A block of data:
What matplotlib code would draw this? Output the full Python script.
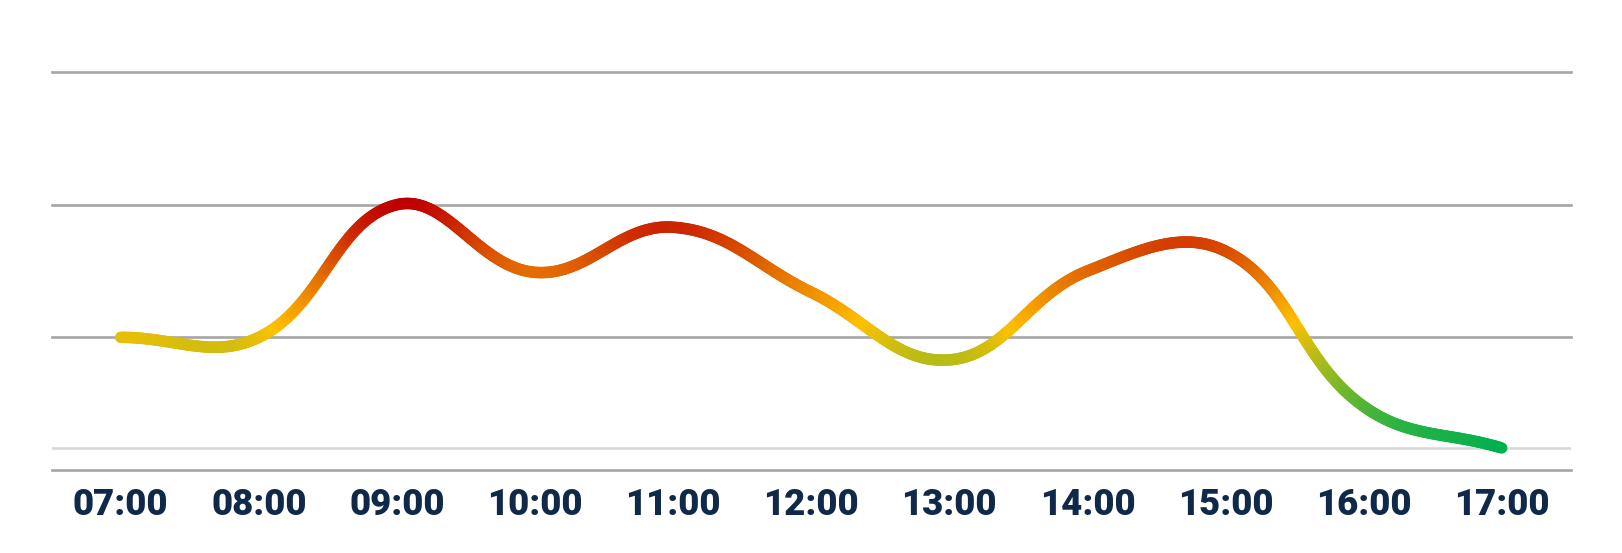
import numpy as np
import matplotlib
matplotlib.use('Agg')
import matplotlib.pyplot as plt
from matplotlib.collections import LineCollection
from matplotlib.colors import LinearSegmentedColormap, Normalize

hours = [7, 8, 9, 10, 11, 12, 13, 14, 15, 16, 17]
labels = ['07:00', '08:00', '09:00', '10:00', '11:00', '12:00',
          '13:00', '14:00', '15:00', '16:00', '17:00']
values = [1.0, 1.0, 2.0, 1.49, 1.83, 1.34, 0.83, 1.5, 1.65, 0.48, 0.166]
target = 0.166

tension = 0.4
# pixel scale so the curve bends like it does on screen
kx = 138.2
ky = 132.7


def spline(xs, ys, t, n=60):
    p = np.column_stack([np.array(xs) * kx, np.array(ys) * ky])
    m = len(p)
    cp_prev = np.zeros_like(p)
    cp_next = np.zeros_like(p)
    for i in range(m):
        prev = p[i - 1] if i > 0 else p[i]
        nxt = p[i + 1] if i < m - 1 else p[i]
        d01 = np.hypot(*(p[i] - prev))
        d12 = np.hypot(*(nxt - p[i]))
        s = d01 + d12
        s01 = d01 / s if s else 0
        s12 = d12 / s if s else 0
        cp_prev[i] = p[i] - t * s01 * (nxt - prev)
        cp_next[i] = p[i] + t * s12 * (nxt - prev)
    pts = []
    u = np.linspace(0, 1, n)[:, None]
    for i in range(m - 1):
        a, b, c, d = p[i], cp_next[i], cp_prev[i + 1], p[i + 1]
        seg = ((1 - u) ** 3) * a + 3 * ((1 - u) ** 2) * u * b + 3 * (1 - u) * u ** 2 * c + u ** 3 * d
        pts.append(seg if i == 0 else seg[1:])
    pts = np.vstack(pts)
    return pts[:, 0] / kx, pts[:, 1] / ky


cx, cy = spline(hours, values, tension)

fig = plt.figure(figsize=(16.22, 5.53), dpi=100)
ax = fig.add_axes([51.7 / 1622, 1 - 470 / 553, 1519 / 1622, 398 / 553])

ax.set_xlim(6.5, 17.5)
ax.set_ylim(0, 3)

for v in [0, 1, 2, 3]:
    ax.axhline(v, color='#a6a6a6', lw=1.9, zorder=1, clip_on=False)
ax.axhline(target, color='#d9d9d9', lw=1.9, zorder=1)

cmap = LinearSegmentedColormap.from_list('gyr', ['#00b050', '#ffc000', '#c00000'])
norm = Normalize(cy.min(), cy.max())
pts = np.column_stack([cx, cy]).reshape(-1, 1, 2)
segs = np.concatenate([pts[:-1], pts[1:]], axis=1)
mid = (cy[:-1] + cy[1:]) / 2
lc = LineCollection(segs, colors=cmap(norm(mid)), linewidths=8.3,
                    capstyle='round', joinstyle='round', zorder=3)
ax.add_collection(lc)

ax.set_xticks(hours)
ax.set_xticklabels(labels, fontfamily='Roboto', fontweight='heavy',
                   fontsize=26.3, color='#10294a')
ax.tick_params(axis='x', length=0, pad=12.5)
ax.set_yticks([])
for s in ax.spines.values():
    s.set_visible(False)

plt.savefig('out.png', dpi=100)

==

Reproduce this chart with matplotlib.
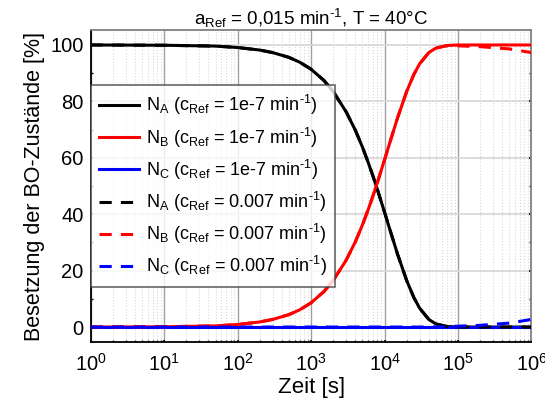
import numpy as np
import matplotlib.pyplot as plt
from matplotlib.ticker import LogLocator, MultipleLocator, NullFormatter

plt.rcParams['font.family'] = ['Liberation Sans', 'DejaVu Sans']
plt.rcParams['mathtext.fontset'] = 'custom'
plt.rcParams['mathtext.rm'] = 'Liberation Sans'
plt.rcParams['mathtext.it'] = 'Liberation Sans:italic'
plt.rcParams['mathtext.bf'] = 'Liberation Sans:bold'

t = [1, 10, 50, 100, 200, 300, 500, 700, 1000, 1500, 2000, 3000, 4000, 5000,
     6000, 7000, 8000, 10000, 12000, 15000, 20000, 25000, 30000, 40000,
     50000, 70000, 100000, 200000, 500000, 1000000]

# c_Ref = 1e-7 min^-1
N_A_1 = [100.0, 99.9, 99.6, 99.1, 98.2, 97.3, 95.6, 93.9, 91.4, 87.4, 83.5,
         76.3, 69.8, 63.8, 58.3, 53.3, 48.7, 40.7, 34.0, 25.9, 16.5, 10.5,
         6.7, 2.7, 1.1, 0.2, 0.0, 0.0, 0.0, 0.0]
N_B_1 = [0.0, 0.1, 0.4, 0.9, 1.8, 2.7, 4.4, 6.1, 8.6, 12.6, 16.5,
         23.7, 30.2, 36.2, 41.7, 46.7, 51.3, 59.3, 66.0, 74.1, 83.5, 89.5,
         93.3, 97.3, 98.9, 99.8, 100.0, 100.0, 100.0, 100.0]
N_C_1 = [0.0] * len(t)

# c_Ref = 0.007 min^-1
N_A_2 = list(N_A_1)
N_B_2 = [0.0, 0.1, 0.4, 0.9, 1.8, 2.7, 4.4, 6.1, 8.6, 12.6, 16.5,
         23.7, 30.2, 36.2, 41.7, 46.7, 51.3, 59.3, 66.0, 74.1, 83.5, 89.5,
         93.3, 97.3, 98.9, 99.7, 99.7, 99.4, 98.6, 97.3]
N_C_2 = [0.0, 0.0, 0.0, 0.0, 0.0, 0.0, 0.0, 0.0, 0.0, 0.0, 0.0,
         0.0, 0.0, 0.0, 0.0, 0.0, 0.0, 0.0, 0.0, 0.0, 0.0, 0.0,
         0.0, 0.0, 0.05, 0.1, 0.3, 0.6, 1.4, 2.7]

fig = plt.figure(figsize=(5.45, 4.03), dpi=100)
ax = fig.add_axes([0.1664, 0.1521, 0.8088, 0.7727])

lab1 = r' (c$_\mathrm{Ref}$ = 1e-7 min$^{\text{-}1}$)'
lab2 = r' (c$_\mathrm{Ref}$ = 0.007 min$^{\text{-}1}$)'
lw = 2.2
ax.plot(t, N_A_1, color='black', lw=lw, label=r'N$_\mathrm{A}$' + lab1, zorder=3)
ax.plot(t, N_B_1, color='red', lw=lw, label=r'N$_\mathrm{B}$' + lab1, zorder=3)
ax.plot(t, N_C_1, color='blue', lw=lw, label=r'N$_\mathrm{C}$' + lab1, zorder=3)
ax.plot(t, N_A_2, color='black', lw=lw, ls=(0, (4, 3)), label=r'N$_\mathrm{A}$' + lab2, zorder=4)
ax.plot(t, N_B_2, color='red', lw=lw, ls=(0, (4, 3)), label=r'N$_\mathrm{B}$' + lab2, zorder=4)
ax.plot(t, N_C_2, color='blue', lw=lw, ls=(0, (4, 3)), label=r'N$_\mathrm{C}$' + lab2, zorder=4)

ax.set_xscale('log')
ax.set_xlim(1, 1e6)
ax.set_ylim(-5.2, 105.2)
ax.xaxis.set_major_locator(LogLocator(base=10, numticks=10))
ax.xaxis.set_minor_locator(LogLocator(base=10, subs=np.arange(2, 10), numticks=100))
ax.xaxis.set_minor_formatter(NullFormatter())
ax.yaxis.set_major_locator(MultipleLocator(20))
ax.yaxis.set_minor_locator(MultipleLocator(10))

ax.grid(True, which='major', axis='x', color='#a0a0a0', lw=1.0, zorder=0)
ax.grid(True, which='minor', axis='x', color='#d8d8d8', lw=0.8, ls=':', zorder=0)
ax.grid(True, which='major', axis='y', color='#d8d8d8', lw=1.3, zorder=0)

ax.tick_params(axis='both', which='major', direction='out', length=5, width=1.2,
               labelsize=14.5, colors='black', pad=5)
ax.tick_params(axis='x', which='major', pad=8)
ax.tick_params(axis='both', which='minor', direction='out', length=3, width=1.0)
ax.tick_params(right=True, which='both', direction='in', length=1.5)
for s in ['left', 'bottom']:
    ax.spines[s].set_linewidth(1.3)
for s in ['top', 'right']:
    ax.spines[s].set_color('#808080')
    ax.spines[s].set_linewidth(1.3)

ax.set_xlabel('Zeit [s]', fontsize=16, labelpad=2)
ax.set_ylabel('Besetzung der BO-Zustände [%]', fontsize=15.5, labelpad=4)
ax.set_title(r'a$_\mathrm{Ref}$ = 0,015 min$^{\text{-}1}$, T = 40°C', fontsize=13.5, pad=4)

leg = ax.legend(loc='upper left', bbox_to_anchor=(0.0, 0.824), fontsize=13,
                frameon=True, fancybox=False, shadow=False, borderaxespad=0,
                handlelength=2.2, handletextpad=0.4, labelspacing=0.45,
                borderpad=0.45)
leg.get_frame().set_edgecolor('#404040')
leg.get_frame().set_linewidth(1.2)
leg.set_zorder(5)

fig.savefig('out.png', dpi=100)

**Task**:
Everything above from the line with "What matplotlib code" through the line with "from matplotlib.colors import" should be retyped exactly, and nothing else; omit pictures.

**Response to this task**:
What matplotlib code would draw this? Output the full Python script.
import numpy as np
import matplotlib
matplotlib.use('Agg')
import matplotlib.pyplot as plt
from matplotlib.collections import LineCollection
from matplotlib.colors import LinearSegmentedColormap, Normalize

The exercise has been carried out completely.